ぼく以上に本や雑誌と縁のないクラスメートが大多数だったのだ。
考えてみれば、2歳半からバイオリンのレッスンに通い、4歳からは
ピアノを習っていたのだから、ぼくは充分「恵まれた子」だった。
 もちろんリアルタイムで放映されていた『鉄腕アトム』の、
光文社カッパコミクス版「シール付き」は創刊された小学校2年(1964年)の時から
揃えていたが、当時マンガは親から禁止される筆頭代名詞だった。
結局、全巻揃えることができず、のちのちまで悔いが残った。
 どこの地域、いつの時代にも、浦沢直樹『20世紀少年』の「ともだち」のように、
親から潤沢に玩具やプラモデル、名作全集、マンガ雑誌、マンガ単行本、
学年雑誌を買い与えてもらえ揃えている子どもがいるものだが、
そのような家の子どもが羨ましかったのが正直なところだった。
子ども期に子どもは、「我が家の階級」を否応なく知らしめられ、自覚させられる。
「遅れてきた子ども期」を取り戻すかのようにマンガの膨大な収集が始まるのは、
大学院に入ってからの20代後半になって以降である。
また、へたな町の図書館よりも多いであろう小説・学術書などの
現在の蔵書(と言うより本フェチ)は、ビンボーなために子どもの頃
好きに本を買ってもらえなかった反動だ。

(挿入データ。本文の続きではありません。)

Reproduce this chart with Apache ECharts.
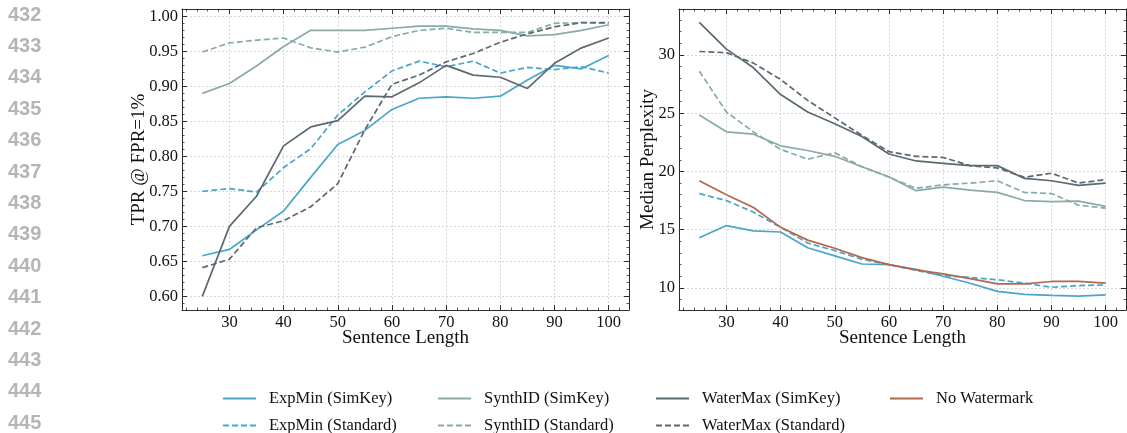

現在では、狭いマンション3部屋に
本が天井まで平積みとなり(しかも1部屋はドアが開かず、「死蔵」である)、
本棚の前、玄関、靴箱の上、トイレ、万年床の脇、テレビの前、箪笥の上、
ソファの脇、ピアノの上、あらゆるところに本があふれて、
ぼくと母親は立って寝ている。
「ともだち」=フクベエのように雑誌には折り目をつけず、
マンガ単行本も全巻そろえ、学術書もマンガ単行本も文庫本も
表紙カバーには全てパラフィン紙をかけ、蔵書印を押しているのだから、
「病膏肓に入る」と言うしかない。